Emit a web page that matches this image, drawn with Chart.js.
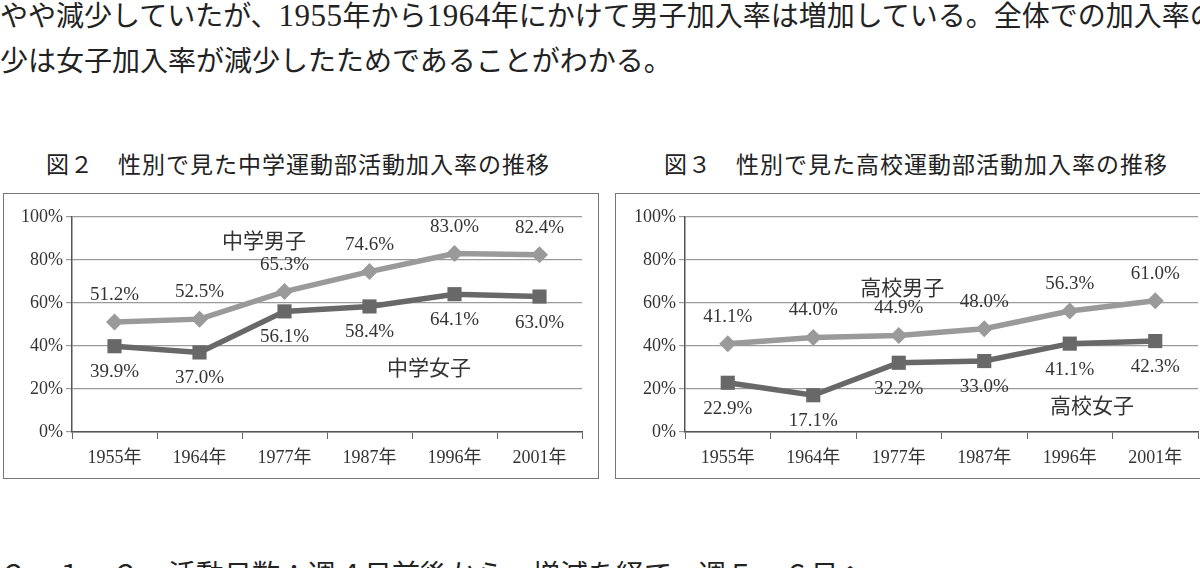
<!DOCTYPE html>
<html lang="ja">
<head>
  <meta charset="UTF-8">
  <title>運動部活動加入率の推移</title>
  <script src="https://cdn.jsdelivr.net/npm/chart.js"></script>
  <style>
    html, body { margin: 0; padding: 0; background: #fff; }
    body { width: 1200px; height: 568px; overflow: hidden; position: relative; color: #222;
           font-family: "Liberation Serif", "Noto Sans CJK JP", serif; }
    .txt { position: absolute; left: 0; white-space: nowrap; font-size: 28px; line-height: 28px; }
    .txt .n { font-size: 31px; letter-spacing: 0.5px; }
    .title { position: absolute; white-space: nowrap; font-size: 23px; line-height: 24px; letter-spacing: 1px;
             font-family: "Noto Sans CJK JP", sans-serif; }
    .box { position: absolute; top: 193px; height: 286px; border: 1.5px solid #777; box-sizing: border-box; }
    canvas { position: absolute; }
  </style>
</head>
<body>
  <div class="txt" style="top:2px">やや減少していたが、<span class="n">1955</span>年から<span class="n">1964</span>年にかけて男子加入率は増加している。全体での加入率の減</div>
  <div class="txt" style="top:48px">少は女子加入率が減少したためであることがわかる。</div>

  <div class="title" style="left:46px; top:151px">図２　性別で見た中学運動部活動加入率の推移</div>
  <div class="title" style="left:664px; top:151px">図３　性別で見た高校運動部活動加入率の推移</div>

  <div class="box" style="left:3px; width:596px"></div>
  <div class="box" style="left:615px; width:600px"></div>
  <canvas id="chart1" width="593" height="285" style="left:4px; top:194px; width:593px; height:285px"></canvas>
  <canvas id="chart2" width="593" height="285" style="left:617px; top:194px; width:593px; height:285px"></canvas>

  <div class="txt" style="top:562px">２．１．２　活動日数：週４日前後から、増減を経て、週５〜６日へ</div>

  <script>
    // data
    const years = ["1955年", "1964年", "1977年", "1987年", "1996年", "2001年"];
    const juniorBoys  = [51.2, 52.5, 65.3, 74.6, 83.0, 82.4];
    const juniorGirls = [39.9, 37.0, 56.1, 58.4, 64.1, 63.0];
    const highBoys    = [41.1, 44.0, 44.9, 48.0, 56.3, 61.0];
    const highGirls   = [22.9, 17.1, 32.2, 33.0, 41.1, 42.3];

    const boyColor = '#9a9a9a';
    const girlColor = '#686868';

    // value labels next to points + series names inside the plot
    const labelPlugin = {
      id: 'valueLabels',
      afterDatasetsDraw(chart, args, opts) {
        const ctx = chart.ctx;
        ctx.save();
        ctx.textAlign = 'center';
        ctx.textBaseline = 'middle';
        ctx.fillStyle = '#333';
        ctx.font = '19px "Liberation Serif", serif';
        chart.data.datasets.forEach((ds, i) => {
          const meta = chart.getDatasetMeta(i);
          const dy = ds.labelBelow ? 26 : -27;
          meta.data.forEach((pt, j) => {
            ctx.fillText(ds.data[j].toFixed(1) + '%', pt.x, pt.y + dy);
          });
        });
        ctx.font = '21px "Noto Sans CJK JP", sans-serif';
        (opts.names || []).forEach(n => {
          const x = chart.scales.x.getPixelForValue(n.at);
          const y = chart.scales.y.getPixelForValue(n.val);
          ctx.fillText(n.text, x, y);
        });
        ctx.restore();
      }
    };

    function makeChart(id, boys, girls, names, rightPad) {
      const ctx = document.getElementById(id).getContext('2d');
      return new Chart(ctx, {
        type: 'line',
        data: {
          labels: years,
          datasets: [
            {
              data: girls,
              labelBelow: true,
              borderColor: girlColor,
              backgroundColor: girlColor,
              borderWidth: 5.5,
              pointStyle: 'rect',
              pointRadius: 10,
              pointBorderWidth: 0,
              tension: 0,
              order: 1
            },
            {
              data: boys,
              labelBelow: false,
              borderColor: boyColor,
              backgroundColor: boyColor,
              borderWidth: 5.5,
              pointStyle: 'rectRot',
              pointRadius: 8.5,
              pointBorderWidth: 0,
              tension: 0,
              order: 2
            }
          ]
        },
        options: {
          responsive: false,
          animation: false,
          layout: { padding: { top: 23, right: rightPad, left: 0, bottom: 0 } },
          scales: {
            x: {
              offset: true,
              afterFit: s => { s.height = 47; },
              grid: { offset: true, drawOnChartArea: false, tickLength: 7, color: '#666' },
              border: { color: '#555', width: 1.5 },
              ticks: { padding: 8, color: '#333', font: { family: '"Liberation Serif", "Noto Sans CJK JP"', size: 18 } }
            },
            y: {
              min: 0,
              max: 100,
              afterFit: s => { s.width = 68; },
              grid: { color: '#9a9a9a', lineWidth: 1.2, tickLength: 6 },
              border: { color: '#555', width: 1.5 },
              ticks: {
                stepSize: 20,
                padding: 3,
                color: '#333',
                font: { family: '"Liberation Serif", serif', size: 18 },
                callback: v => v + '%'
              }
            }
          },
          plugins: {
            legend: { display: false },
            tooltip: { enabled: false },
            valueLabels: { names: names }
          }
        },
        plugins: [labelPlugin]
      });
    }

    makeChart('chart1', juniorBoys, juniorGirls, [
      { text: '中学男子', at: 1.76, val: 89.3 },
      { text: '中学女子', at: 3.7, val: 30.2 }
    ], 15);

    makeChart('chart2', highBoys, highGirls, [
      { text: '高校男子', at: 2.04, val: 67.4 },
      { text: '高校女子', at: 4.26, val: 12.6 }
    ], 12);
  </script>
</body>
</html>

EXERCISE DETAILS - Print out the lines exactly, skipping any picture.

SOLUTION -
Emit a web page that matches this image, drawn with Chart.js.
<!DOCTYPE html>
<html lang="ja">
<head>
  <meta charset="UTF-8">
  <title>運動部活動加入率の推移</title>
  <script src="https://cdn.jsdelivr.net/npm/chart.js"></script>
  <style>
    html, body { margin: 0; padding: 0; background: #fff; }
    body { width: 1200px; height: 568px; overflow: hidden; position: relative; color: #222;
           font-family: "Liberation Serif", "Noto Sans CJK JP", serif; }
    .txt { position: absolute; left: 0; white-space: nowrap; font-size: 28px; line-height: 28px; }
    .txt .n { font-size: 31px; letter-spacing: 0.5px; }
    .title { position: absolute; white-space: nowrap; font-size: 23px; line-height: 24px; letter-spacing: 1px;
             font-family: "Noto Sans CJK JP", sans-serif; }
    .box { position: absolute; top: 193px; height: 286px; border: 1.5px solid #777; box-sizing: border-box; }
    canvas { position: absolute; }
  </style>
</head>
<body>
  <div class="txt" style="top:2px">やや減少していたが、<span class="n">1955</span>年から<span class="n">1964</span>年にかけて男子加入率は増加している。全体での加入率の減</div>
  <div class="txt" style="top:48px">少は女子加入率が減少したためであることがわかる。</div>

  <div class="title" style="left:46px; top:151px">図２　性別で見た中学運動部活動加入率の推移</div>
  <div class="title" style="left:664px; top:151px">図３　性別で見た高校運動部活動加入率の推移</div>

  <div class="box" style="left:3px; width:596px"></div>
  <div class="box" style="left:615px; width:600px"></div>
  <canvas id="chart1" width="593" height="285" style="left:4px; top:194px; width:593px; height:285px"></canvas>
  <canvas id="chart2" width="593" height="285" style="left:617px; top:194px; width:593px; height:285px"></canvas>

  <div class="txt" style="top:562px">２．１．２　活動日数：週４日前後から、増減を経て、週５〜６日へ</div>

  <script>
    // data
    const years = ["1955年", "1964年", "1977年", "1987年", "1996年", "2001年"];
    const juniorBoys  = [51.2, 52.5, 65.3, 74.6, 83.0, 82.4];
    const juniorGirls = [39.9, 37.0, 56.1, 58.4, 64.1, 63.0];
    const highBoys    = [41.1, 44.0, 44.9, 48.0, 56.3, 61.0];
    const highGirls   = [22.9, 17.1, 32.2, 33.0, 41.1, 42.3];

    const boyColor = '#9a9a9a';
    const girlColor = '#686868';

    // value labels next to points + series names inside the plot
    const labelPlugin = {
      id: 'valueLabels',
      afterDatasetsDraw(chart, args, opts) {
        const ctx = chart.ctx;
        ctx.save();
        ctx.textAlign = 'center';
        ctx.textBaseline = 'middle';
        ctx.fillStyle = '#333';
        ctx.font = '19px "Liberation Serif", serif';
        chart.data.datasets.forEach((ds, i) => {
          const meta = chart.getDatasetMeta(i);
          const dy = ds.labelBelow ? 26 : -27;
          meta.data.forEach((pt, j) => {
            ctx.fillText(ds.data[j].toFixed(1) + '%', pt.x, pt.y + dy);
          });
        });
        ctx.font = '21px "Noto Sans CJK JP", sans-serif';
        (opts.names || []).forEach(n => {
          const x = chart.scales.x.getPixelForValue(n.at);
          const y = chart.scales.y.getPixelForValue(n.val);
          ctx.fillText(n.text, x, y);
        });
        ctx.restore();
      }
    };

    function makeChart(id, boys, girls, names, rightPad) {
      const ctx = document.getElementById(id).getContext('2d');
      return new Chart(ctx, {
        type: 'line',
        data: {
          labels: years,
          datasets: [
            {
              data: girls,
              labelBelow: true,
              borderColor: girlColor,
              backgroundColor: girlColor,
              borderWidth: 5.5,
              pointStyle: 'rect',
              pointRadius: 10,
              pointBorderWidth: 0,
              tension: 0,
              order: 1
            },
            {
              data: boys,
              labelBelow: false,
              borderColor: boyColor,
              backgroundColor: boyColor,
              borderWidth: 5.5,
              pointStyle: 'rectRot',
              pointRadius: 8.5,
              pointBorderWidth: 0,
              tension: 0,
              order: 2
            }
          ]
        },
        options: {
          responsive: false,
          animation: false,
          layout: { padding: { top: 23, right: rightPad, left: 0, bottom: 0 } },
          scales: {
            x: {
              offset: true,
              afterFit: s => { s.height = 47; },
              grid: { offset: true, drawOnChartArea: false, tickLength: 7, color: '#666' },
              border: { color: '#555', width: 1.5 },
              ticks: { padding: 8, color: '#333', font: { family: '"Liberation Serif", "Noto Sans CJK JP"', size: 18 } }
            },
            y: {
              min: 0,
              max: 100,
              afterFit: s => { s.width = 68; },
              grid: { color: '#9a9a9a', lineWidth: 1.2, tickLength: 6 },
              border: { color: '#555', width: 1.5 },
              ticks: {
                stepSize: 20,
                padding: 3,
                color: '#333',
                font: { family: '"Liberation Serif", serif', size: 18 },
                callback: v => v + '%'
              }
            }
          },
          plugins: {
            legend: { display: false },
            tooltip: { enabled: false },
            valueLabels: { names: names }
          }
        },
        plugins: [labelPlugin]
      });
    }

    makeChart('chart1', juniorBoys, juniorGirls, [
      { text: '中学男子', at: 1.76, val: 89.3 },
      { text: '中学女子', at: 3.7, val: 30.2 }
    ], 15);

    makeChart('chart2', highBoys, highGirls, [
      { text: '高校男子', at: 2.04, val: 67.4 },
      { text: '高校女子', at: 4.26, val: 12.6 }
    ], 12);
  </script>
</body>
</html>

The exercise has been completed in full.